Kwon smiled and nodded. “Good to know,” he said.

On Thursday, Kwon, 31, was arrested in Podgorica, the capital of Montenegro, as he and a travel companion tried to board a private flight to the United Arab Emirates (UAE) city of Dubai. They were apprehended after using forged Costa Rican passports, according to the authorities, and they were also carrying travel documents from Belgium that appeared to be falsified.

The arrest was the culmination of a remarkable tale of international intrigue and crypto industry chutzpah. Kwon became a target of criminal investigators in at least three countries after two cryptocurrencies issued by his company, Terraform Labs, collapsed virtually overnight.

The crash set off a market meltdown that tanked the prices of popular digital coins such as Bitcoin and Ether and sent the crypto industry into crisis. In just a few days, Kwon went from industry luminary to industry villain. Some investors in his virtual currencies lost their life savings.

After his business collapsed, Kwon travelled around Europe and Asia, from Singapore to Serbia to Montenegro, while insisting on Twitter that he was not “‘on the run’ or anything similar”.

Even as the global authorities sought his arrest, Kwon gave interviews to reporters and podcasters and tried to revive his crypto business with a new digital coin.
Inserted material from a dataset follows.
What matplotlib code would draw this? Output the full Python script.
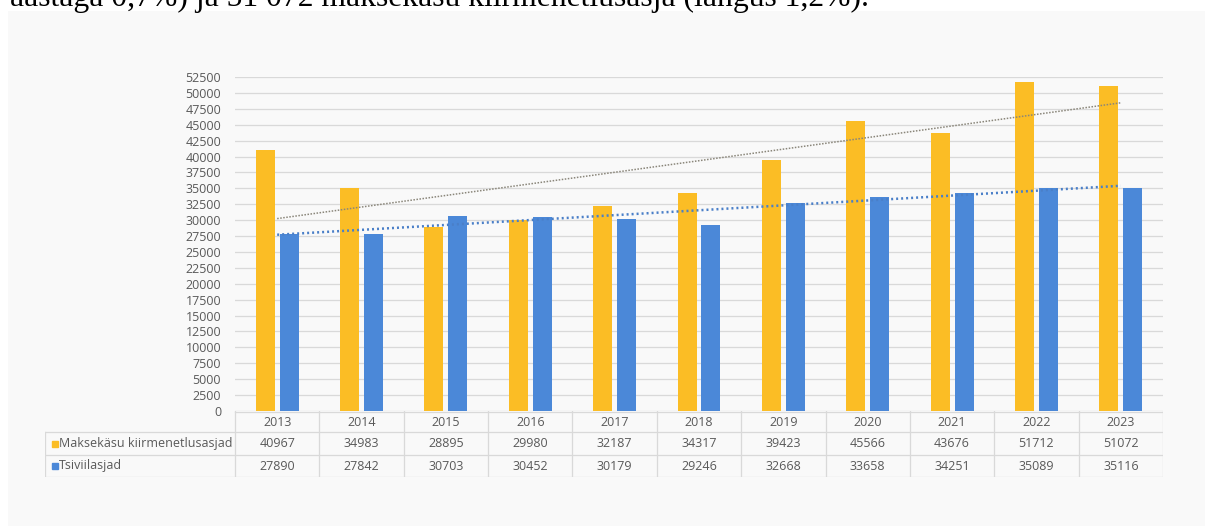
import matplotlib
matplotlib.use("Agg")
import matplotlib.pyplot as plt
from matplotlib.patches import Rectangle
import numpy as np

# data
years = ['2013', '2014', '2015', '2016', '2017', '2018', '2019', '2020', '2021', '2022', '2023']
maksekasu = [40967, 34983, 28895, 29980, 32187, 34317, 39423, 45566, 43676, 51712, 51072]
tsiviil = [27890, 27842, 30703, 30452, 30179, 29246, 32668, 33658, 34251, 35089, 35116]
series_names = ['Maksekäsu kiirmenetlusasjad', 'Tsiviilasjad']
yticks = list(range(0, 52501, 2500))

YEL = '#fbbd25'
BLU = '#4b88d8'
TXT = '#595959'
GRID = '#d9d9d9'

plt.rcParams['font.family'] = ['Open Sans', 'DejaVu Sans']

W, H = 1205, 526
fig = plt.figure(figsize=(W / 100, H / 100), dpi=100)
fig.patch.set_facecolor('white')

# light gray panel behind the chart
fig.patches.append(Rectangle((8 / W, 0), 1, (H - 11) / H, transform=fig.transFigure,
                             facecolor='#f9f9f9', edgecolor='none', zorder=-5))

# cut-off line of body text above the chart (it is cropped in the original too)
fig.text(10 / W, (H - 6) / H, 'aastaga 0,7%) ja 51 072 maksekäsu kiirmenetlusasja (langus 1,2%).',
         family='Liberation Serif', fontsize=22.8, va='baseline', ha='left', color='black')

ax_l, ax_r, ax_t, ax_b = 235, 1163, 77, 411
ax = fig.add_axes([ax_l / W, (H - ax_b) / H, (ax_r - ax_l) / W, (ax_b - ax_t) / H])
ax.set_facecolor('none')

x = np.arange(len(years))
bw = 0.225
off = 0.142
ax.bar(x - off, maksekasu, width=bw, color=YEL, zorder=3)
ax.bar(x + off, tsiviil, width=bw, color=BLU, zorder=3)

# linear trend lines
for vals, col, lw, ls in [(maksekasu, '#8a867a', 1.1, (0, (1, 1))), (tsiviil, '#4a7fc8', 1.8, (0, (0.8, 1.2)))]:
    k, b = np.polyfit(x, vals, 1)
    ax.plot(x, k * x + b, color=col, lw=lw, linestyle=ls, zorder=4)

ax.set_xlim(-0.5, len(years) - 0.5)
ax.set_ylim(0, 52500)
ax.set_yticks(yticks)
ax.set_yticklabels([str(t) for t in yticks])
ax.set_xticks([])
ax.tick_params(axis='y', length=0, pad=10, labelsize=9, labelcolor=TXT)
ax.grid(axis='y', color=GRID, lw=0.9, zorder=0)
for s in ax.spines.values():
    s.set_visible(False)

# data table below the plot
col_w = (ax_r - ax_l) / len(years)
lab_w = (ax_l - 45) / col_w
t_top, t_bot = 411, 477
tax = fig.add_axes([45 / W, (H - t_bot) / H, (ax_r - 45) / W, (t_bot - t_top) / H])
tax.set_xlim(-0.5 - lab_w, len(years) - 0.5)
tax.set_ylim(t_bot - t_top, 0)
tax.axis('off')
r1, r2, r3 = 21, 44, 66
lc = dict(color=GRID, lw=0.9)
tax.plot([-0.5, len(years) - 0.5], [0.5, 0.5], **lc)
for yy in (r1, r2, r3 - 0.5):
    tax.plot([-0.5 - lab_w, len(years) - 0.5], [yy, yy], **lc)
for i in range(len(years) + 1):
    tax.plot([i - 0.5, i - 0.5], [0, r3], **lc)
tax.plot([-0.5 - lab_w + 0.005, -0.5 - lab_w + 0.005], [r1, r3], **lc)

for i, yr in enumerate(years):
    tax.text(i, r1 / 2 + 0.5, yr, ha='center', va='center', fontsize=9, color=TXT)
    tax.text(i, (r1 + r2) / 2, str(maksekasu[i]), ha='center', va='center', fontsize=9, color=TXT)
    tax.text(i, (r2 + r3) / 2, str(tsiviil[i]), ha='center', va='center', fontsize=9, color=TXT)

sq = 6 / col_w
for (yy, col, name) in [((r1 + r2) / 2, YEL, series_names[0]), ((r2 + r3) / 2, BLU, series_names[1])]:
    tax.add_patch(Rectangle((-0.5 - lab_w + 7 / col_w, yy - 3), sq, 6, color=col))
    tax.text(-0.5 - lab_w + 14 / col_w, yy, name, ha='left', va='center', fontsize=9, color=TXT)

fig.savefig('out.png', dpi=100, facecolor='white')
In a brief call with The New York Times early in March, Kwon said he had not “declined requests” to share his location with the authorities.

“They obviously know where I am,” he said.

His arrest is now poised to set up a battle over his extradition. On Thursday, federal prosecutors in the Southern District of New York charged Kwon with eight counts of fraud. The authorities in his native South Korea have also accused him of financial crimes.

South Korea plans to “proceed with the extradition process in accordance with the law and international agreements”, the country’s Ministry of Justice said in a statement on Friday.

A year ago, Kwon was one of the richest and most powerful figures in the crypto industry. After graduating from Stanford University with a degree in computer science, he started Terraform Labs, which issued two closely linked digital currencies: TerraUSD, a stablecoin with a price of US$1, and Luna, a more traditional cryptocurrency with a fluctuating value.

TerraUSD was designed to maintain its US$1 value through financial engineering that connected it with Luna. The coins became wildly popular, and the value of all the Luna in circulation climbed to US$40 billion (S$53.3 billion) as the crypto market boomed in 2021 and early 2022.